The Russian government hopes to change investor perceptions. In March, President Dmitry Medvedev announced a $10 billion private equity fund, partly funded by the government, that will make investments in conjunction with international firms. He also created a working group to turn Moscow into a global financial center. It includes Stephen A. Schwarzman, chief executive officer of Blackstone Group (BX), one of the world's largest private equity firms, Goldman Sachs's (GS) Lloyd C. Blankfein, and JPMorgan Chase's (JPM) Jamie Dimon. Separately, state-owned OAO Sberbank, Russia's largest bank, said it planned to work with Credit Suisse (CS) to raise a $1 billion private equity fund.

Michael Calvey, an American who launched Moscow-based private equity firm Baring Vostok Capital Partners in 1994, says foreigners have to adapt to Russia's peculiar business environment. "International firms aren't equipped for Russia," says Calvey. "They usually have a low tolerance threshold for uncertainty and no sense of humor for Russian surprises." Such surprises may include a tax inspector showing up to seize assets because of supposedly unpaid taxes or a regulator announcing that a key license your business needs is going to be reviewed three years before it expires. "You just learn not to panic," he says. "It's routine."

Foreign investors are also deterred by widespread corruption. Russia ranked 154th out of 178 countries—worse than Libya, the Ivory Coast, and Haiti—in the 2010 corruption perceptions index published by Transparency International.

Calvey, a former Salomon Brothers banker, says his funds have returned four times their investors' money.
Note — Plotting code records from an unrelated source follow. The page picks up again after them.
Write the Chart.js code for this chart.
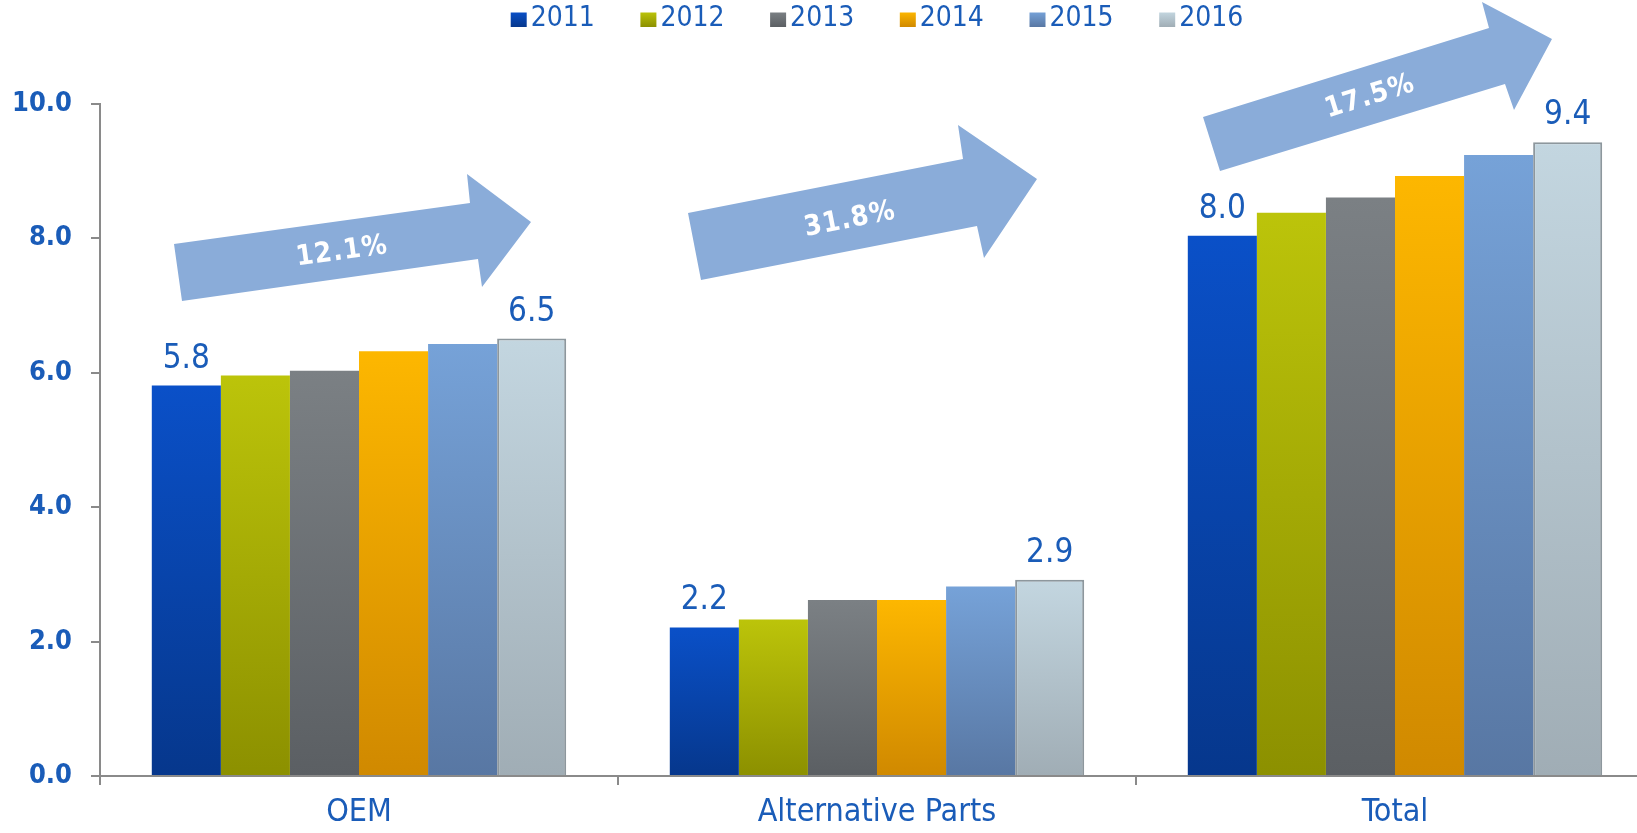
<!DOCTYPE html>
<html>
<head>
<meta charset="utf-8">
<script src="https://cdn.jsdelivr.net/npm/chart.js@4/dist/chart.umd.min.js"></script>
<style>
html,body{margin:0;padding:0;overflow:hidden;background:#ffffff;width:1637px;height:833px;}
canvas{display:block;}
</style>
</head>
<body>
<canvas id="c" width="1660" height="833"></canvas>
<script>
// ---- data ----
const categories = ['OEM', 'Alternative Parts', 'Total'];
const years = ['2011', '2012', '2013', '2014', '2015', '2016'];
const v2011 = [5.81, 2.21, 8.04];
const v2012 = [5.96, 2.33, 8.38];
const v2013 = [6.03, 2.62, 8.61];
const v2014 = [6.32, 2.62, 8.93];
const v2015 = [6.43, 2.82, 9.24];
const v2016 = [6.51, 2.92, 9.43];
const yTickValues = [0, 2, 4, 6, 8, 10];
const growthLabels = ['12.1%', '31.8%', '17.5%'];
const labelledYears = ['2011', '2016'];

// ---- styles ----
const BLUE = '#1a5cb8';
const AXIS = '#8a8a8a';
const FONT = "'DejaVu Sans Condensed', 'DejaVu Sans', sans-serif";
const LEGEND_FONT = "'Liberation Sans Narrow', 'DejaVu Sans Condensed', sans-serif";
const topColors = ['#0a50c8', '#bcc40a', '#7b8084', '#fdb700', '#76a2d8', '#c3d6e0'];
const bottomColors = ['#06378c', '#8c9000', '#5b5f63', '#d08900', '#5877a3', '#a0adb5'];
const seriesValues = [v2011, v2012, v2013, v2014, v2015, v2016];

function gradientFill(i) {
  return function (ctx) {
    const chart = ctx.chart;
    const ys = chart.scales && chart.scales.y;
    if (ctx.type !== 'data' || !ys || !chart.chartArea) return topColors[i];
    const y0 = ys.getPixelForValue(ctx.raw);
    const y1 = ys.getPixelForValue(0);
    if (!isFinite(y0) || !isFinite(y1) || y0 === y1) return topColors[i];
    const g = chart.ctx.createLinearGradient(0, y0, 0, y1);
    g.addColorStop(0, topColors[i]);
    g.addColorStop(1, bottomColors[i]);
    return g;
  };
}

const datasets = years.map((y, i) => ({
  label: y,
  data: seriesValues[i],
  backgroundColor: gradientFill(i),
  borderColor: i === 5 ? '#8d979d' : 'rgba(0,0,0,0)',
  borderWidth: i === 5 ? 2 : 0,
  barPercentage: 1.0,
  categoryPercentage: 0.8
}));

// Custom legend (top)
const legendPlugin = {
  id: 'topLegend',
  afterDraw(chart) {
    const ctx = chart.ctx;
    const area = chart.chartArea;
    const cx = (area.left + area.right) / 2;
    const step = 129.7;
    ctx.save();
    ctx.font = '28px ' + LEGEND_FONT;
    ctx.textBaseline = 'middle';
    ctx.textAlign = 'left';
    chart.data.datasets.forEach((ds, i) => {
      const tw = ctx.measureText(ds.label).width;
      const w = 16 + 4 + tw;
      const x0 = cx + (i - 2.5) * step - w / 2;
      const g = ctx.createLinearGradient(0, 12, 0, 27);
      g.addColorStop(0, topColors[i]);
      g.addColorStop(1, bottomColors[i]);
      ctx.fillStyle = g;
      ctx.fillRect(x0, 12.5, 16, 14.5);
      ctx.fillStyle = BLUE;
      ctx.fillText(ds.label, x0 + 20, 19);
    });
    ctx.restore();
  }
};

// Value labels for first and last year
const valueLabelPlugin = {
  id: 'valueLabels',
  afterDatasetsDraw(chart) {
    const ctx = chart.ctx;
    ctx.save();
    ctx.font = '33px ' + FONT;
    ctx.fillStyle = BLUE;
    ctx.textAlign = 'center';
    ctx.textBaseline = 'alphabetic';
    chart.data.datasets.forEach((ds, i) => {
      if (!labelledYears.includes(ds.label)) return;
      const meta = chart.getDatasetMeta(i);
      meta.data.forEach((bar, j) => {
        ctx.fillText(ds.data[j].toFixed(1), bar.x, bar.y - 18);
      });
    });
    ctx.restore();
  }
};

// Growth arrows (decorations)
const arrowShapes = [
  { pts: [[174,244],[470,203],[467,174],[531,222],[482,287],[478,259],[182,301]], tx: 342, ty: 252, ang: -7.9 },
  { pts: [[688,213],[963,159],[958,125],[1037,179],[984,258],[977,226],[701,280]], tx: 850, ty: 220, ang: -11.1 },
  { pts: [[1203,117],[1489,28],[1482,2],[1552,39],[1514,110],[1505,84],[1220,171]], tx: 1370, ty: 97, ang: -17.2 }
];
const arrowPlugin = {
  id: 'arrows',
  afterDraw(chart) {
    const ctx = chart.ctx;
    ctx.save();
    arrowShapes.forEach((a, k) => {
      ctx.beginPath();
      a.pts.forEach((p, n) => n ? ctx.lineTo(p[0], p[1]) : ctx.moveTo(p[0], p[1]));
      ctx.closePath();
      ctx.fillStyle = '#8aacd9';
      ctx.fill();
      ctx.save();
      ctx.translate(a.tx, a.ty);
      ctx.rotate(a.ang * Math.PI / 180);
      ctx.font = 'bold 28px ' + FONT;
      try { ctx.letterSpacing = '1px'; } catch (e) {}
      ctx.fillStyle = '#ffffff';
      ctx.textAlign = 'center';
      ctx.textBaseline = 'middle';
      ctx.fillText(growthLabels[k], 0, 0);
      ctx.restore();
    });
    ctx.restore();
  }
};

new Chart(document.getElementById('c'), {
  type: 'bar',
  data: { labels: categories, datasets: datasets },
  options: {
    responsive: false,
    devicePixelRatio: 1,
    animation: false,
    layout: { padding: { top: 104, right: 6, left: 0, bottom: 0 } },
    plugins: { legend: { display: false }, tooltip: { enabled: false } },
    scales: {
      x: {
        grid: { offset: true, drawOnChartArea: false, drawTicks: true, tickLength: 9, color: AXIS, lineWidth: 2 },
        border: { color: AXIS, width: 2 },
        ticks: { color: BLUE, font: { family: FONT, size: 32 }, padding: 8 },
        afterFit(s) { s.height = 57; }
      },
      y: {
        min: 0, max: 10,
        afterBuildTicks(s) { s.ticks = yTickValues.map(v => ({ value: v })); },
        grid: { drawOnChartArea: false, drawTicks: true, tickLength: 9, color: AXIS, lineWidth: 2 },
        border: { color: AXIS, width: 2 },
        ticks: { color: BLUE, font: { family: FONT, size: 27, weight: 'bold' }, padding: 19,
                 callback: v => Number(v).toFixed(1) },
        afterFit(s) { s.width = 100; }
      }
    }
  },
  plugins: [valueLabelPlugin, arrowPlugin, legendPlugin]
});
</script>
</body>
</html>
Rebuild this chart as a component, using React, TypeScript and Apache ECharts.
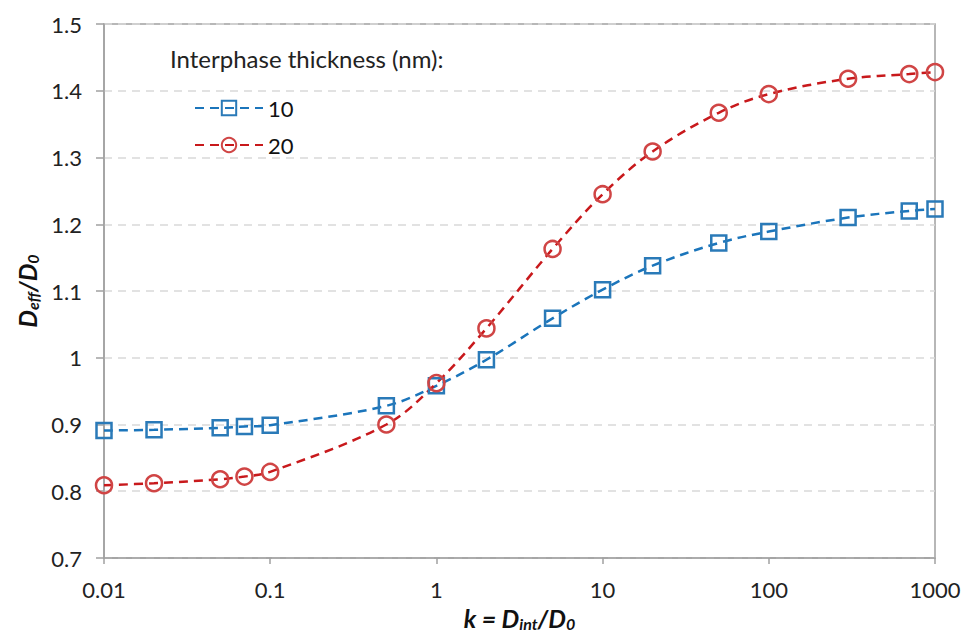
import React, { useEffect, useRef } from "react";
import * as echarts from "echarts";

const kValues = [0.01, 0.02, 0.05, 0.07, 0.1, 0.5, 1, 2, 5, 10, 20, 50, 100, 300, 700, 1000];
const series10 = [0.891, 0.892, 0.895, 0.897, 0.899, 0.928, 0.958, 0.997, 1.059, 1.102, 1.138, 1.172, 1.189, 1.21, 1.22, 1.223];
const series20 = [0.809, 0.812, 0.818, 0.822, 0.829, 0.9, 0.962, 1.044, 1.163, 1.245, 1.309, 1.367, 1.395, 1.418, 1.425, 1.428];
const seriesNames = ["10", "20"];
const legendTitle = "Interphase thickness (nm):";

const FONT = "Lato, 'Liberation Sans', sans-serif";
const BLUE_LINE = "#1b75bb";
const BLUE_MARK = "#2a7ab8";
const RED_LINE = "#c8191c";
const RED_MARK = "#d04545";

const titleRich = {
  b: { fontFamily: FONT, fontSize: 25, fontWeight: "bold", fontStyle: "italic", color: "#111", verticalAlign: "top", lineHeight: 26 },
  s: { fontFamily: FONT, fontSize: 16, fontWeight: "bold", fontStyle: "italic", color: "#111", verticalAlign: "bottom", lineHeight: 16, padding: [11, 0, 0, 0] },
};

export default function App() {
  const ref = useRef<HTMLDivElement>(null);
  useEffect(() => {
    if (!ref.current) return;
    const chart = echarts.init(ref.current, undefined, { renderer: "svg" });
    const mk = (arr: number[]) => kValues.map((k, i) => [k, arr[i]]);
    chart.setOption({
      animation: false,
      backgroundColor: "#ffffff",
      textStyle: { fontFamily: FONT },
      grid: { left: 104, right: 27, top: 24, bottom: 75, outerBoundsMode: "none", containLabel: false },
      title: {
        text: legendTitle,
        left: 170,
        top: 46,
        padding: 0,
        textStyle: { fontFamily: FONT, fontSize: 24, fontWeight: "normal", color: "#222" },
      },
      legend: {
        orient: "vertical",
        left: 194,
        top: 97,
        padding: 0,
        itemWidth: 68,
        itemHeight: 18,
        itemGap: 15,
        data: seriesNames,
        textStyle: { fontFamily: FONT, fontSize: 22, color: "#111" },
      },
      xAxis: {
        type: "log",
        logBase: 10,
        min: 0.01,
        max: 1000,
        name: "{b|k = D}{s|int}{b|/D}{s|0}",
        nameLocation: "middle",
        nameGap: 35,
        nameTextStyle: { rich: titleRich },
        axisLine: { show: true, lineStyle: { color: "#a0a0a0", width: 1.5 } },
        axisTick: { show: true, length: 6, lineStyle: { color: "#a0a0a0", width: 1.5 } },
        minorTick: { show: false },
        splitLine: { show: false },
        axisLabel: {
          fontFamily: FONT,
          fontSize: 22,
          color: "#222",
          margin: 20,
          formatter: (v: number) => String(v),
        },
      },
      yAxis: {
        type: "value",
        min: 0.7,
        max: 1.5,
        interval: 0.1,
        name: "{b|D}{s|eff}{b|/D}{s|0}",
        nameLocation: "middle",
        nameRotate: 90,
        nameGap: 60,
        nameTextStyle: { rich: titleRich },
        axisLine: { show: true, lineStyle: { color: "#a0a0a0", width: 1.5 } },
        axisTick: { show: true, length: 8, lineStyle: { color: "#a0a0a0", width: 1.5 } },
        splitLine: { show: true, lineStyle: { color: "#d9d9d9", type: [8, 6], width: 1.5 } },
        axisLabel: {
          fontFamily: FONT,
          fontSize: 22,
          color: "#222",
          margin: 22,
          formatter: (v: number) => String(Math.round(v * 10) / 10),
        },
      },
      graphic: [
        {
          type: "rect",
          shape: { x: 104, y: 24, width: 962 - 27 - 104, height: 633 - 75 - 24 },
          style: { fill: "none", stroke: "#a0a0a0", lineWidth: 1.5 },
          silent: true,
          z: -1,
        },
      ],
      series: [
        {
          name: seriesNames[0],
          type: "line",
          data: mk(series10),
          smooth: 0.35,
          symbol: "rect",
          symbolSize: 15,
          lineStyle: { color: BLUE_LINE, width: 2.5, type: [9, 6] },
          itemStyle: { color: "rgba(0,0,0,0)", borderColor: BLUE_MARK, borderWidth: 2.5 },
          z: 3,
        },
        {
          name: seriesNames[1],
          type: "line",
          data: mk(series20),
          smooth: 0.35,
          symbol: "circle",
          symbolSize: 16,
          lineStyle: { color: RED_LINE, width: 2.5, type: [9, 6] },
          itemStyle: { color: "rgba(0,0,0,0)", borderColor: RED_MARK, borderWidth: 2.5 },
          z: 3,
        },
      ],
    });
    return () => chart.dispose();
  }, []);
  return <div ref={ref} style={{ width: 962, height: 633, position: "absolute", left: 0, top: 0 }} />;
}
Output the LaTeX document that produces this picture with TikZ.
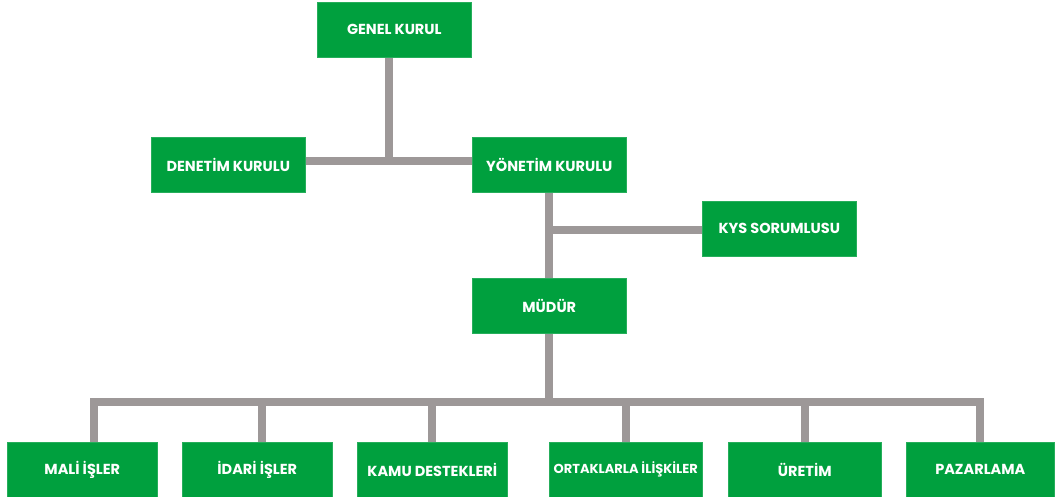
\documentclass[tikz,border=0pt]{standalone}
\usepackage{fontspec}
\setmainfont{Poppins}
\begin{document}
\begin{tikzpicture}[x=1pt,y=-1pt]
\definecolor{boxgreen}{HTML}{00A03E}
\definecolor{linegray}{HTML}{9D9898}
\tikzset{
  orgbox/.style={fill=boxgreen, draw=boxgreen!85!white, line width=0.6pt, text=white,
    font=\fontsize{14.5}{16}\selectfont\bfseries, minimum width=154pt, minimum height=55pt,
    inner sep=1pt, anchor=north west},
  lowbox/.style={orgbox, minimum width=150pt},
  conn/.style={draw=linegray, line width=8pt}
}
\useasboundingbox (0,0) rectangle (1059,497);
\node[orgbox] (gk) at (317,2) {GENEL KURUL};
\node[orgbox] (dk) at (151,137) {DENETİM KURULU};
\node[orgbox] (yk) at (472,137) {YÖNETİM KURULU};
\node[orgbox] (kys) at (702,201) {KYS SORUMLUSU};
\node[orgbox] (md) at (472,278) {MÜDÜR};
\node[lowbox] (b1) at (7,442) {MALİ İŞLER};
\node[lowbox] (b2) at (182,442) {İDARİ İŞLER};
\node[lowbox] (b3) at (357,442) {KAMU DESTEKLERİ};
\node[lowbox, minimum width=153pt, font=\fontsize{13}{15}\selectfont\bfseries] (b4) at (549,442) {ORTAKLARLA İLİŞKİLER};
\node[lowbox, minimum width=153pt] (b5) at (728,442) {ÜRETİM};
\node[lowbox, minimum width=148pt] (b6) at (906,442) {PAZARLAMA};
\coordinate (j1) at (389,161);
\coordinate (busy) at (548,402);
\coordinate (d1) at (94,442);
\coordinate (d2) at (262,442);
\path[conn] (gk.south -| j1) -- (j1);
\path[conn] (dk.east |- j1) -- (yk.west |- j1);
\path[conn] (yk.south) -- (md.north);
\path[conn] (kys.west |- 0,230) -- (yk.south |- 0,230);
\path[conn] (md.south) -- (md.south |- busy);
\path[conn, line cap=rect] (d1 |- busy) -- (b6.north |- busy);
\path[conn] (d1 |- busy) -- (d1);
\path[conn] (d2 |- busy) -- (d2);
\path[conn] (b3.north |- busy) -- (b3.north);
\path[conn] (b4.north |- busy) -- (b4.north);
\path[conn] (b5.north |- busy) -- (b5.north);
\path[conn] (b6.north |- busy) -- (b6.north);
\end{tikzpicture}
\end{document}
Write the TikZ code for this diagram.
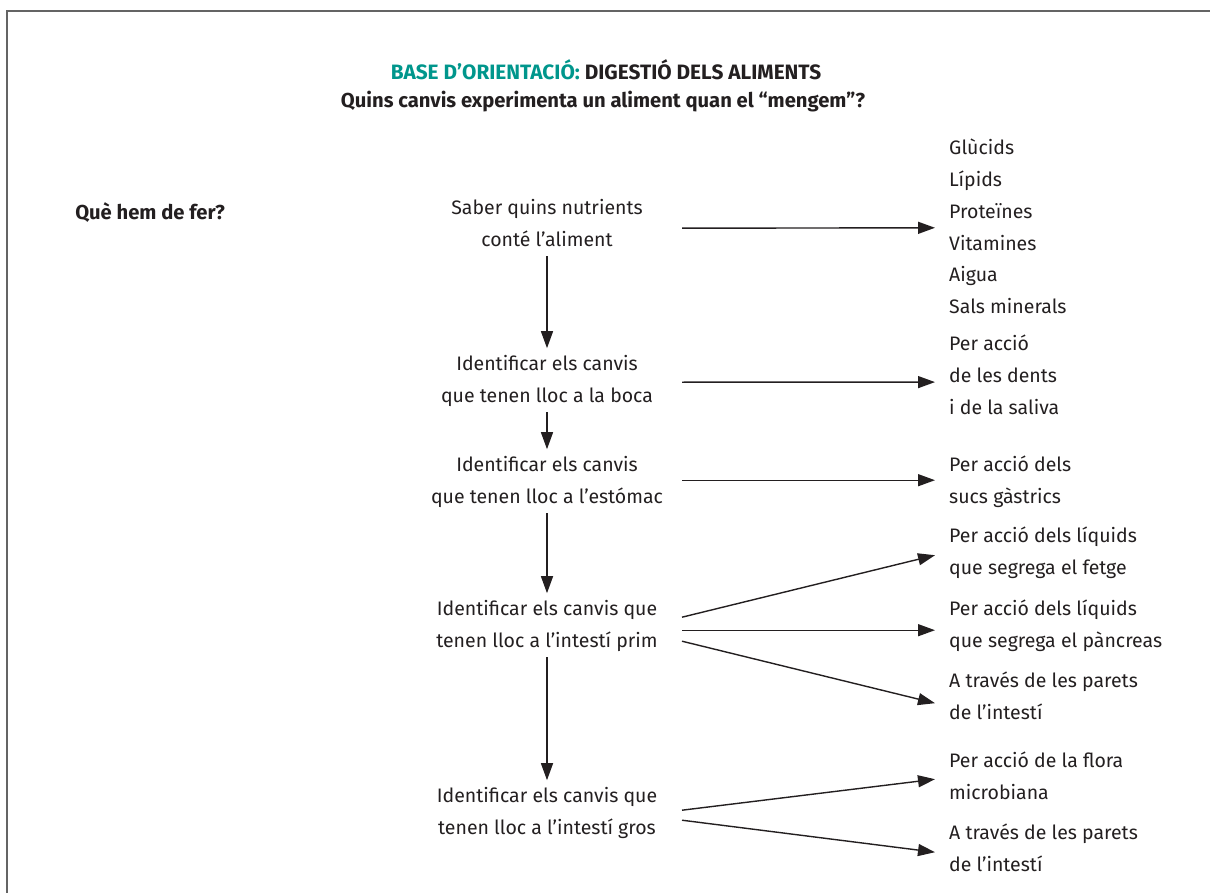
\documentclass[tikz,border=0pt]{standalone}
\usepackage{fontspec}
\setmainfont{Fira Sans}
\usetikzlibrary{arrows.meta,calc}
\definecolor{teal1}{RGB}{0,150,140}
\definecolor{ink}{RGB}{35,31,32}
\definecolor{framegray}{RGB}{100,100,100}
\newcommand{\ls}[1]{\strut#1}
\begin{document}
\begin{tikzpicture}[x=1pt,y=-1pt,
  txt/.style={inner sep=0pt,text=ink,font=\fontsize{19.5}{31.8}\selectfont},
  lbox/.style={txt,align=center,anchor=north},
  rbox/.style={txt,align=left,anchor=north west},
  arr/.style={draw=ink,line width=1.4pt,-{Triangle[length=17pt,width=12pt]}},
  frame/.style={draw=framegray,line width=1.8pt}]
\useasboundingbox (0,0) rectangle (1210,893);
\draw[frame] (7,893) -- (7,11) -- (1210,11);
\coordinate (ax) at (682,0);
% titles
\node[txt,font=\fontsize{20.8}{24}\selectfont\bfseries] (title) at (606,70)
  {\textcolor{teal1}{BASE D’ORIENTACIÓ:} DIGESTIÓ DELS ALIMENTS};
\node[txt,font=\fontsize{20.2}{24}\selectfont\bfseries] (sub) at (603,102)
  {Quins canvis experimenta un aliment quan el “mengem”?};
\node[txt,font=\fontsize{20.2}{24}\selectfont\bfseries] (que) at (150,213) {Què hem de fer?};
% left column
\node[lbox] (n1) at (547,192.2) {\ls{Saber quins nutrients}\\\ls{conté l’aliment}};
\node[lbox] (n2) at (547,348.2) {\ls{Identificar els canvis}\\\ls{que tenen lloc a la boca}};
\node[lbox] (n3) at (547,449.2) {\ls{Identificar els canvis}\\\ls{que tenen lloc a l’estómac}};
\node[lbox] (n4) at (547,593.2) {\ls{Identificar els canvis que}\\\ls{tenen lloc a l’intestí prim}};
\node[lbox] (n5) at (547,780.2) {\ls{Identificar els canvis que}\\\ls{tenen lloc a l’intestí gros}};
% right column
\node[rbox] (r1) at (949,132.2) {\ls{Glùcids}\\\ls{Lípids}\\\ls{Proteïnes}\\\ls{Vitamines}\\\ls{Aigua}\\\ls{Sals minerals}};
\node[rbox] (r2) at (949,328.2) {\ls{Per acció}\\\ls{de les dents}\\\ls{i de la saliva}};
\node[rbox] (r3) at (949,449.2) {\ls{Per acció dels}\\\ls{sucs gàstrics}};
\node[rbox] (r4) at (949,520.2) {\ls{Per acció dels líquids}\\\ls{que segrega el fetge}};
\node[rbox] (r5) at (949,593.2) {\ls{Per acció dels líquids}\\\ls{que segrega el pàncreas}};
\node[rbox] (r6) at (949,665.2) {\ls{A través de les parets}\\\ls{de l’intestí}};
\node[rbox] (r7) at (949,745.2) {\ls{Per acció de la flora}\\\ls{microbiana}};
\node[rbox] (r8) at (949,817.2) {\ls{A través de les parets}\\\ls{de l’intestí}};
% vertical arrows
\draw[arr] (n1.south) -- (n2.north);
\draw[arr] (n2.south) -- (n3.north);
\draw[arr] (n3.south) -- (n4.north);
\draw[arr] (n4.south) -- (n5.north);
% horizontal arrows
\draw[arr] ($(n1.center-|ax)+(0,4)$) -- ($(r1.west)+(-14,0)$);
\draw[arr] ($(n2.center-|ax)+(0,2)$) -- ($(r2.west)+(-14,6)$);
\draw[arr] ($(n3.center-|ax)+(0,-1)$) -- ($(r3.west)+(-14,-1)$);
\draw[arr] ($(n4.center-|ax)+(0,-8)$) -- ($(r4.west)+(-14,3)$);
\draw[arr] ($(n4.center-|ax)+(0,5)$) -- ($(r5.west)+(-14,5)$);
\draw[arr] ($(n4.center-|ax)+(0,16)$) -- ($(r6.west)+(-14,6)$);
\draw[arr] ($(n5.center-|ax)+(0,-2)$) -- ($(r7.west)+(-14,2)$);
\draw[arr] ($(n5.center-|ax)+(0,8)$) -- ($(r8.west)+(-14,3)$);
\end{tikzpicture}
\end{document}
He intensively researches companies and monitors them closely. Calvey's 10 Baring Vostok partners are Russian. In all, the firm has 20 investment professionals, plus four full-time lawyers, three government relations managers, and eight accountants and human resources managers dedicated to the companies in which it has stakes.

TPG, by contrast, has only three investment professionals in Russia. While two are Russian, none are partners. Their boss, Peel, moved from Moscow to Hong Kong in 2008. John Oliver, the operating partner in charge of Lenta, is in London.

Lenta, begun in 1993 as a cash-and-carry warehouse serving small retailers and restaurants, had two stores in 2002. It now owns 39 warehouse-size hypermarkets in 20 cities, selling everything from food and cigarettes to toys and television sets. Sales grew 27 percent, to 70.6 billion rubles ($2.5 billion), last year.

In September 2009, TPG and state-owned Russian bank VTB Group agreed to invest about $100 million in Lenta for 31 percent of the shares, which they bought from Lenta founder Oleg Zherebtsov. TPG and VTB signed a shareholders' agreement to operate Lenta jointly with Svoboda, an investment firm that owns 41 percent of Lenta. Svoboda is controlled by August Meyer, an American-born lawyer.

Zherebtsov and Meyer had quarreled over company strategy, according to Meyer. It didn't take long for the relationship between Meyer and TPG to sour. Within three months of the deal, Meyer said he intended to exercise his right under the shareholders' agreement to replace Dutch-born CEO Jan Dunning with Sergei Yuschenko, a Russian and former top Lenta executive. "I didn't want a CEO in there not speaking Russian," said Meyer during an interview in St. Petersburg.

In May of last year, Meyer and his longtime business partner Dmitry Kostygin, also a Lenta shareholder, convened a board meeting to bring back Yuschenko. TPG representatives left the meeting, and TPG sued to block the management change. Under the terms of the shareholders' agreement, the dispute was taken to arbitration in the U.K. In July an arbitration panel supported Yuschenko's appointment as interim CEO and asked the two sides to begin a joint search for a permanent CEO. Meyer and Kostygin haven't attended board meetings since.

Despite the arbitrators' ruling, TPG and VTB got Russian tax authorities to recognize Dunning as CEO. When Dunning arrived at Lenta's St. Petersburg headquarters in September to reclaim his post, a fight erupted. Dunning barged past Yuschenko and his colleagues and took control of the office. Clips shown on national television showed windows smashed and punches thrown. A TPG spokesman says the firm had no direct role in the fracas. Dunning and Tim Demschenko, head of VTB Capital and a Lenta board member, declined to comment.

The dustup didn't resolve Lenta's management issues. Today, 14 men in black stand guard outside its headquarters. Dunning, whose CEO contract expired in October, continues to work for Lenta as a consultant. Officially, the company has no CEO, according to TPG.

Meanwhile, Yuschenko is being investigated by police after Lenta's deputy CEO gave evidence that Yuschenko misappropriated 4.2 million rubles of company funds, according to three people with knowledge of the case. Yuschenko, also a Lenta shareholder, confirms the probe and denies wrongdoing.

Meyer has offered to buy the stake owned by TPG and VTB for $806 million, or about eight times their investment in 2009. TPG rejected the bid, proposing the two parties hold an auction with a starting valuation of $2 billion for all the shares. Meyer's latest offer was to sell his 41 percent stake to TPG and VTB for $1.17 billion.

"Lenta was acquired at an attractive price and at the right time," says TPG partner Peel. "The economy and the business have performed exceptionally well since then, and it is likely to be a very good investment."

The bottom line: Private equity is wary of Russia because of corruption and the violent experiences of firms such as TPG.